Un nero profondo e abitato. Un bianco leggero come il pizzo. E il grigio luminoso di un cielo tempestoso che si rischiara. A Graciela Iturbide non servono altri colori per trasmettere l’emozione di uno sguardo, il silenzio di un dolore o il grido di una rivolta.

Riconosciuta come una delle più grandi fotografe contemporanee, libera, indipendente e femminista, da cinquant’anni Graciela Iturbide non smette di documentare l’esistenza fragile delle comunità ancestrali, delle donne e degli emarginati. Una vita trascorsa sulle strade alla ricerca “della sorpresa nell’ordinario”. Da Cuba alla Germania dell’Est, ma soprattutto nel suo paese natale, il Messico, cattura l’intimo e le tradizioni, i volti e le ombre, le rughe e i rituali.

Nata nel 1942 a Città del Messico in un’agiata famiglia cattolica, Graciela si sposa molto giovane e dà alla luce tre figli. All’età di 27 anni si iscrive all’Università del Cinema di Città del Messico, dove incontra Manuel Álvarez Bravo, padre della fotografia messicana. Diviene sua assistente, con il sogno di diventare una regista. Ma tutto cambia quando sua figlia Claudia muore all’età di 6 anni. Il dolore del lutto la conduce verso una carriera più solitaria e introspettiva. Per cinque anni, tormentata dalla morte, fotografa gli angelitos, bambini prematuramente deceduti che, secondo una credenza tradizionale, “vanno dritti in paradiso”.
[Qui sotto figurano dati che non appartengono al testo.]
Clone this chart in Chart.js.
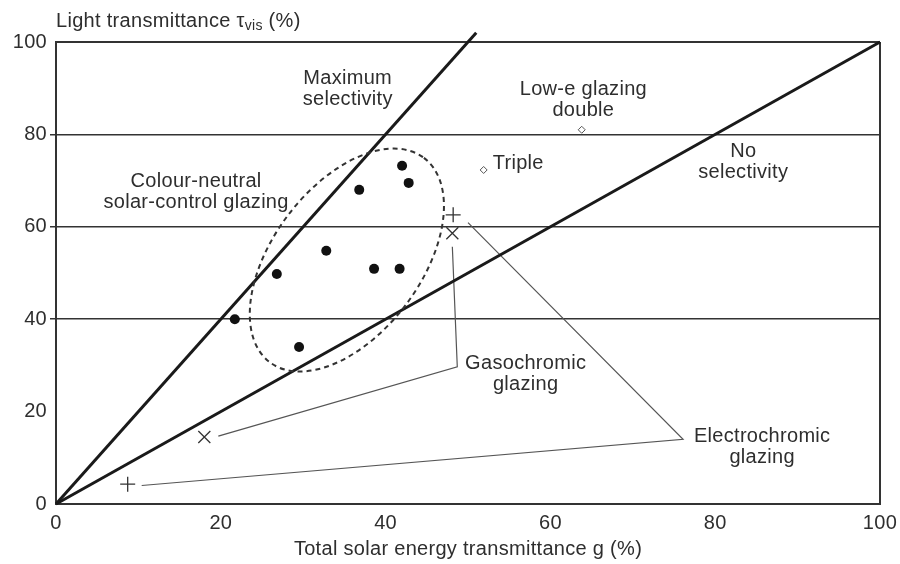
<!DOCTYPE html>
<html>
<head>
<meta charset="utf-8">
<script src="https://cdn.jsdelivr.net/npm/chart.js@4"></script>
<style>
html, body { margin: 0; padding: 0; background: #fff; }
</style>
</head>
<body>
<canvas id="chart" width="900" height="564"></canvas>
<script>
// values (g %, tau_vis %)
const neutralG   = [21.7, 26.8, 29.5, 32.8, 36.8, 38.6, 41.7, 42.0, 42.8];
const neutralTau = [40.0, 49.8, 34.0, 54.8, 68.0, 50.9, 50.9, 73.2, 69.5];
const gasoG   = [18.0, 48.1];
const gasoTau = [14.5, 58.6];
const electroG   = [8.7, 48.2];
const electroTau = [4.3, 62.6];
const lowEG   = [63.8, 51.9];
const lowETau = [81.0, 72.3];
const maxSelG   = [0, 51];
const maxSelTau = [0, 102];
const noSelG   = [0, 100];
const noSelTau = [0, 100];
const gasoLeaderG   = [48.1, 48.7, 19.7];
const gasoLeaderTau = [55.7, 29.7, 14.7];
const electroLeaderG   = [50.0, 76.1, 10.4];
const electroLeaderTau = [60.9, 14.0, 4.0];
const axisTicks = [0, 20, 40, 60, 80, 100];
const gridValues = [40, 60, 80];

const pts = (xs, ys) => xs.map((x, i) => ({ x: x, y: ys[i] }));

const FONT = '"Liberation Sans", Arial, Helvetica, sans-serif';
const FSIZE = 20;
const INK = '#2e2e2e';

// labels placed in data units
const notes = [
    { x: 35.4, y: 92.2, lines: ['Maximum', 'selectivity'] },
    { x: 64.0, y: 89.8, lines: ['Low-e glazing', 'double'] },
    { x: 53.0, y: 73.6, lines: ['Triple'], align: 'left' },
    { x: 83.4, y: 76.4, lines: ['No', 'selectivity'] },
    { x: 17.0, y: 69.9, lines: ['Colour-neutral', 'solar-control glazing'] },
    { x: 57.0, y: 30.5, lines: ['Gasochromic', 'glazing'] },
    { x: 85.7, y: 14.7, lines: ['Electrochromic', 'glazing'] }
];

const extras = {
    id: 'extras',
    beforeDraw(chart) {
        chart.ctx.letterSpacing = '0.3px';
    },
    afterDatasetsDraw(chart) {
        const ctx = chart.ctx;
        const xs = chart.scales.x, ys = chart.scales.y;

        // dashed ellipse round the colour-neutral group
        const cx = xs.getPixelForValue(35.3), cy = ys.getPixelForValue(52.8);
        ctx.save();
        ctx.strokeStyle = '#333';
        ctx.lineWidth = 2;
        ctx.setLineDash([5, 4]);
        ctx.beginPath();
        ctx.ellipse(cx, cy, 128, 74, -53 * Math.PI / 180, 0, Math.PI * 2);
        ctx.stroke();
        ctx.restore();
    },
    afterDraw(chart) {
        const ctx = chart.ctx;
        const xs = chart.scales.x, ys = chart.scales.y;
        ctx.save();
        ctx.fillStyle = INK;
        ctx.textBaseline = 'middle';
        ctx.font = FSIZE + 'px ' + FONT;
        notes.forEach(n => {
            ctx.textAlign = n.align || 'center';
            const px = xs.getPixelForValue(n.x);
            const py = ys.getPixelForValue(n.y);
            n.lines.forEach((t, i) => ctx.fillText(t, px, py + i * 21));
        });

        // y axis title with subscript
        ctx.textAlign = 'left';
        let x = chart.chartArea.left;
        const y = 21;
        const a = 'Light transmittance \u03c4';
        ctx.fillText(a, x, y);
        x += ctx.measureText(a).width;
        ctx.font = '14px ' + FONT;
        ctx.fillText('vis', x, y + 5);
        x += ctx.measureText('vis').width;
        ctx.font = FSIZE + 'px ' + FONT;
        ctx.fillText(' (%)', x, y);
        ctx.restore();
    }
};

new Chart(document.getElementById('chart'), {
    type: 'scatter',
    data: {
        datasets: [
            {
                data: pts(neutralG, neutralTau),
                pointStyle: 'circle', pointRadius: 5,
                backgroundColor: '#111', borderColor: '#111', borderWidth: 0
            },
            {
                data: pts(gasoG, gasoTau),
                pointStyle: 'crossRot', pointRadius: 8.5,
                borderColor: '#333', borderWidth: 1.3
            },
            {
                data: pts(electroG, electroTau),
                pointStyle: 'cross', pointRadius: 7.5,
                borderColor: '#333', borderWidth: 1.3
            },
            {
                data: pts(lowEG, lowETau),
                pointStyle: 'rectRot', pointRadius: 3.5,
                backgroundColor: '#fff', borderColor: '#555', borderWidth: 1
            },
            {
                data: pts(maxSelG, maxSelTau),
                showLine: true, pointRadius: 0, clip: false,
                borderColor: '#1a1a1a', borderWidth: 3
            },
            {
                data: pts(noSelG, noSelTau),
                showLine: true, pointRadius: 0, clip: false,
                borderColor: '#1a1a1a', borderWidth: 3
            },
            {
                data: pts(gasoLeaderG, gasoLeaderTau),
                showLine: true, pointRadius: 0,
                borderColor: '#555', borderWidth: 1.2
            },
            {
                data: pts(electroLeaderG, electroLeaderTau),
                showLine: true, pointRadius: 0,
                borderColor: '#555', borderWidth: 1.2
            }
        ]
    },
    options: {
        responsive: false,
        animation: false,
        events: [],
        layout: { padding: { top: 42, right: 20, left: 0, bottom: 0 } },
        plugins: { legend: { display: false }, tooltip: { enabled: false } },
        scales: {
            x: {
                type: 'linear', min: 0, max: 100,
                afterBuildTicks: s => { s.ticks = axisTicks.map(v => ({ value: v })); },
                afterFit: s => { s.height = 60; s.paddingRight = 0; s.paddingLeft = 0; },
                border: { display: true, color: '#333', width: 2 },
                grid: {
                    drawTicks: false,
                    color: c => c.tick && c.tick.value === 100 ? '#333' : 'rgba(0,0,0,0)',
                    lineWidth: 2
                },
                ticks: { color: INK, padding: 7, font: { family: FONT, size: FSIZE } },
                title: {
                    display: true, text: 'Total solar energy transmittance g (%)',
                    color: INK, font: { family: FONT, size: FSIZE }, padding: { top: 0, bottom: 3 }
                }
            },
            y: {
                type: 'linear', min: 0, max: 100,
                afterBuildTicks: s => { s.ticks = axisTicks.map(v => ({ value: v })); },
                afterFit: s => { s.width = 56; },
                border: { display: true, color: '#333', width: 2 },
                grid: {
                    drawTicks: true, tickLength: 6,
                    color: c => {
                        const v = c.tick && c.tick.value;
                        return gridValues.includes(v) || v === 100 ? '#333' : 'rgba(0,0,0,0)';
                    },
                    tickColor: c => gridValues.includes(c.tick && c.tick.value) ? '#333' : 'rgba(0,0,0,0)',
                    lineWidth: c => c.tick && c.tick.value === 100 ? 2 : 1.5
                },
                ticks: { color: INK, padding: 3, font: { family: FONT, size: FSIZE } }
            }
        }
    },
    plugins: [extras]
});
</script>
</body>
</html>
A poco a poco, sviluppa uno stile più intimista che invita a riflettere sull’identità, sulla ricerca di sé e sulla condizione umana. A metà degli anni ‘70, il suo occhio sensibile si avvicina ai Seri, un popolo indigeno di 500 anime che vive spostandosi nel deserto di Sonora, nel nord del Messico. E per coglierne ogni aspetto culturale, decide di rimanere con loro vivendo da nomade lungo il confine con gli Stati Uniti per diverse settimane.

Nel 1979, il pittore messicano Francisco Toledo le fa scoprire, nella regione di Oaxaca, una città dominata dalle donne: la comunità zapoteca di Juchitán. Per Graciela si tratta di una rivelazione. (Re)inventa il suo immaginario. Lì, di fronte al suo obiettivo, le donne appaiono divinamente forti, sovrane e trionfanti, come l’emblematica Nuestra Señora de las iguanas, una donna dallo sguardo regale che indossa una corona di iguane viventi. Per un decennio, continuerà a immortalare instancabilmente queste figure quasi soprannaturali; i suoi scatti sono raccolti nel mitico libro Juchitán de las mujeres*, eco del suo impegno sul fronte femminista.

Tra Dior e Graciela Iturbide s’intreccia una storia potente, che si unisce al desiderio di Maria Grazia Chiuri di celebrare e valorizzare il lavoro e il talento di donne artiste provenienti da tutto il mondo. Nel 2017, la fotografa messicana cattura per la rivista americana Elle la selvaggia e autentica poesia dei look della linea Dior Cruise 2018, disegnati dalla Direttrice artistica delle collezioni donna Dior.

Sono legami che si rafforzano e arricchiscono nel corso delle stagioni. Per la rivista Vogue in Messico, Graciela Iturbide porta in scena anche gli abiti bianchi che chiudevano la sfilata Dior Cruise 2024 di Maria Grazia Chiuri sotto la pioggia battente di Città del Messico, in un culmine toccante. Questi capi-manifesto, vere e proprie tele bianche diventate tele d’espressione, sono stati infatti al centro di una performance orchestrata da Elina Chauvet, una nuova iterazione del progetto Confianza. Un intervento sorprendente. Nell’aprile 2025, Dior rende omaggio al percorso e al lavoro emblematico di Graciela Iturbide in occasione della tredicesima edizione del festival Kyotographie, il cui tema è riassunto in un’unica parola: “Umanità”. Non lontano dai colorati panorami di Martin Parr, dove i turisti si crogiolano sulle spiagge illuminate dal sole, Graciela Iturbide dispiega un bianco e nero intenso e assoluto. Una foto sensibile, fedele ai suoi soggetti prediletti: credenze, religione e morte. Un invito a guardare in faccia le rivoluzioni interiori e a rivelare la grazia delle donne.